Urban sprawl critics have been branded “borderline immoral” by Premier Peter Malinauskas, as he blisteringly rejected tax breaks for baby boomers to downsize their homes.
Issuing scorching rhetoric at a top-level economic forum, Mr Malinauskas declared he could not “stand people” who bleated about housing supply for their children living “at home until they’re 40’, yet then opposed expansion of Adelaide’s northern suburbs.
Mr Malinauskas said he was “unapologetic about wanting to expand our urban growth boundary”, yet also moving to forge strategic medium and high-density infill developments, including at Thebarton’s former West End Brewery site.
Renowned demographer Simon Kuestenmacher labelled housing supply “Adelaide’s big weakness’’, as he issued a radical call for home prices to be halved by setting targets relative to household income.
Mr Kuestenmacher told Tuesday’s Adelaide Economic Development Agency forum that attracting young people, particularly in their 20s and 30s, was Adelaide’s biggest opportunity to overcome an ageing population.
Conceding his government was worried about attracting people, Mr Malinauskas said housing policy was “probably the most powerful lever available to governments at the moment” and boosting supply was critical.
Asked how building cheap houses one hour from Adelaide attracted young people, aged 20 to 40, who wanted to live near the city, Mr Malinauskas replied: “I think it is borderline immoral for government to arbitrarily dictate to young families how and where they’ll live.
“ … I get incredulous about this – I can’t stand people who will say: ‘Oh, housing supply, where are our kids going to live, they can’t afford it, kids are going to live at home until they’re 40’.
“And then, five minutes later, they’re seeking to constrain supply by saying people can’t live in Kudla, between Davoren Park and Gawler. I think that’s bollocks.”
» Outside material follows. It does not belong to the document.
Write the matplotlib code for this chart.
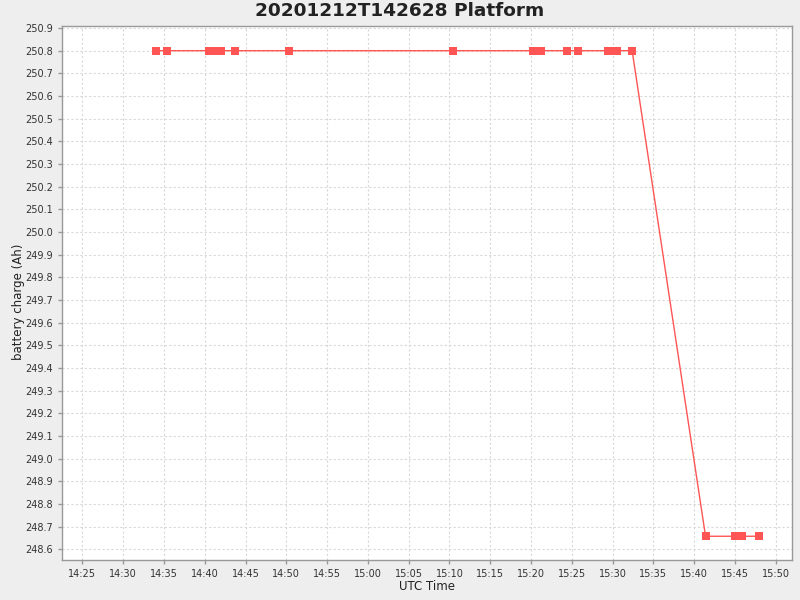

Asked about incentives for baby boomers to downsize from large homes, Mr Malinauskas jocularly replied: “Yes, baby boomers, always up for a tax cut – but who isn’t?”
But he said the government had deliberately targeted young people with stamp duty relief for first-home buyers on new home builds.
“If there’s anyone out there who I think deserves a bit of a tax break, it isn’t people who’ve had massive capital gains by virtue of the fact they purchased their home 30 years ago,” he said.
“Frankly, I think the people who deserve a bit of a tax break are the very generation of people who’ve been actively excluded from the housing market because of those capital gains.”
Asked how Adelaide’s advantages of affordability and lifestyle would not be eroded, Mr Malinauskas said: “It’s all about supply. There’s a lot of silver bullet ideas out there from across the political spectrum and even some parts of industry about how we tackle the housing crisis -it’s all about supply. I am only interested in policies that assist supply.”